那珂川市(武末茂喜市長)は、企業や支援者と協力しウクライナから避難してきた子どもたちを2月22日から1カ月間受け入れ開始した。
市内でカフェを営む結城辰輝さん夫妻が、交流のあるウクライナの避難民大学生から子どもたち受け入れを打診され、同市議会議員の松尾正貴氏に相談したところ、市内の通販会社㈱愛しとーと(那珂川市今光、岩本凌社長)が研修施設を滞在先として提供するなど支援が広がり実現した。
受け入れたのは現地で日本語などを学ぶキーウ市東洋語学校の10歳から15歳までの生徒8人と教師1人で身元保証人は結城さん。現地では子どもたちが勉強していた2つの建屋のうち1つが全焼(※ロシア攻撃によるものではなく侵攻1週間前に放火)、今年は冬季休暇が延長されるほか、都市のインフラ混乱により毎日4~6時間の電気が消され教育環境が整っていないことから、休暇を利用しホームステイ・プログラムの下で来日した。

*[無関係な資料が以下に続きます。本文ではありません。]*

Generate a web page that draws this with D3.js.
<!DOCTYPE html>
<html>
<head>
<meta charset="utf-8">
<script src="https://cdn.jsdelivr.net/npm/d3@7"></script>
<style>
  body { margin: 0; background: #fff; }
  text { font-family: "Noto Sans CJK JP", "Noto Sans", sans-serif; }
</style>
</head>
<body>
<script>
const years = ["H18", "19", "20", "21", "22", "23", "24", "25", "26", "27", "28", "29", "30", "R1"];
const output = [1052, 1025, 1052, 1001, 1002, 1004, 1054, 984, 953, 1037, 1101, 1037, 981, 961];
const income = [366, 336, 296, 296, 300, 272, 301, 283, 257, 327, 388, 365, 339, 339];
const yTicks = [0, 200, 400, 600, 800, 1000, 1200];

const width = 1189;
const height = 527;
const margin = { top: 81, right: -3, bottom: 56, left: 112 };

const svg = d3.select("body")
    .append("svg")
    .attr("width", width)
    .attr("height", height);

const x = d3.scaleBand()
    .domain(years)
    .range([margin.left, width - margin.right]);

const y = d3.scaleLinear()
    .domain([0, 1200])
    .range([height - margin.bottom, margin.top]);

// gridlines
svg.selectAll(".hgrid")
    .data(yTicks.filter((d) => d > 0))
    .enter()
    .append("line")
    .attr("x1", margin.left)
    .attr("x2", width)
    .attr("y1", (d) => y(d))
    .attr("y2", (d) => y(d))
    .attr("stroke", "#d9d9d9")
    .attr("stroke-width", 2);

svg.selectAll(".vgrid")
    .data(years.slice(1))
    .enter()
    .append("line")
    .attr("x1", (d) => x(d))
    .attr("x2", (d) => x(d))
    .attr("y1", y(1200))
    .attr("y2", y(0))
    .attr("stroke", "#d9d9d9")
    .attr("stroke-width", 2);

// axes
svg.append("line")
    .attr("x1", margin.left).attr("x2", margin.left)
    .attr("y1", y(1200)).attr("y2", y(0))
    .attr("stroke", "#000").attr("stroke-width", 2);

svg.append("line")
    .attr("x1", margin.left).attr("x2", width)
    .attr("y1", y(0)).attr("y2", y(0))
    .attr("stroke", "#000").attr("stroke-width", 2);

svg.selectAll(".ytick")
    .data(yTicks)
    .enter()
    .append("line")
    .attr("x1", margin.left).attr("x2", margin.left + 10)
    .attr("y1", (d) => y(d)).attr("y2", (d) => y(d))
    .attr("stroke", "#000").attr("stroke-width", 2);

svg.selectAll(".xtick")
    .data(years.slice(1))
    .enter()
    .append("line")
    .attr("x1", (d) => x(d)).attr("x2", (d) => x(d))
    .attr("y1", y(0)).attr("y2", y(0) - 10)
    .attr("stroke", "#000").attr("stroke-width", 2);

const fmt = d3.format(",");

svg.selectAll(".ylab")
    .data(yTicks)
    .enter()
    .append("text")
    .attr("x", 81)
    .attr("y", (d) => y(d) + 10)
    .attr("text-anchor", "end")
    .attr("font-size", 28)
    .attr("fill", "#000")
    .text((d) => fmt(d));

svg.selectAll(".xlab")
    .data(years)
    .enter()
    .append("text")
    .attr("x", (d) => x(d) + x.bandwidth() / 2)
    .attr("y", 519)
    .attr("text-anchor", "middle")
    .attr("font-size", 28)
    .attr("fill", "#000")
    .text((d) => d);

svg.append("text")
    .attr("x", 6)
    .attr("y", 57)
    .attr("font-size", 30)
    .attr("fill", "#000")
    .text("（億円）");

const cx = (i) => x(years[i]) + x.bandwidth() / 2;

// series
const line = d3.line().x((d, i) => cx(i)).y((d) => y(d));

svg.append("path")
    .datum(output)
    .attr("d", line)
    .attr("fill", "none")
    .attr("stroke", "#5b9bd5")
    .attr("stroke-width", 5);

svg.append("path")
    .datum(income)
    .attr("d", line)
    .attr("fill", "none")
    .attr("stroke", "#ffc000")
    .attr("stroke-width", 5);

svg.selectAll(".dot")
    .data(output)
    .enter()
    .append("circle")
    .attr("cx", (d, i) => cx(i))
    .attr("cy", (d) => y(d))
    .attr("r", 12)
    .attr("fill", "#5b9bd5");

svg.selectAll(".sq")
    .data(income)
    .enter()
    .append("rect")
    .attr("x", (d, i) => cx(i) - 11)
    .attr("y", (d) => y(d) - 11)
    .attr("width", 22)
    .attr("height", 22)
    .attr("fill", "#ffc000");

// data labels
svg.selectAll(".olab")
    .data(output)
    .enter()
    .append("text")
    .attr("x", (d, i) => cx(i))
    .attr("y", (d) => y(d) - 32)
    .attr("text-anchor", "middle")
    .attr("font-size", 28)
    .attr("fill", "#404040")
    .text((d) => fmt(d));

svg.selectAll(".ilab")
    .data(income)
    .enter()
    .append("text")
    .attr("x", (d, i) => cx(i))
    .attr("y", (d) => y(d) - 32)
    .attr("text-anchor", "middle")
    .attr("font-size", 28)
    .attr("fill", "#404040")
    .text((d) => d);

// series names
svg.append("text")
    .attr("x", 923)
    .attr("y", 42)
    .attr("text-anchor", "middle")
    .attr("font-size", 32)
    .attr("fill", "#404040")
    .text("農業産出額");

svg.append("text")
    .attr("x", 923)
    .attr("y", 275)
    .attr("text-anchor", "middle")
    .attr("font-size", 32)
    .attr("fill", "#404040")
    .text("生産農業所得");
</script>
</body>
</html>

学習支援では那珂川市立安徳南小学校で2月27日から3月15日まで受け入れ、空き教室(専用)を利用して引率の教師による授業を実施。音楽や英語など在校生とともに学べる教科や給食は通常教室で行い交流を図る。一行は2月22日福岡空港に到着し、23日愛しとーとの研修施設でウェルカムパーティーが開かれ、ロシアによるウクライナ侵攻から一年となった24日に那珂川市を表敬訪問、27日に初登校となった。教員のカルベン・ゾーヤさんは「現地では昼夜空襲警報が鳴り、子どもたちの精神状態が心配だった。1カ月間安心して過ごせることに心から感謝している」とあいさつし、子どもたちは「戦闘機以外の飛行機をみて平和を感じる」と通訳を介して話し、「ありがとう」「美味しい」「きれい」など覚えた日本語を披露した。武末市長は「那珂川市に来てくださりありがとう」とし岩本初恵CEOは「可愛い子どもたちに会えて幸せ。我が家も喜んでいる、困ったことがあったら何でも言ってください」と子どもたちを歓迎した。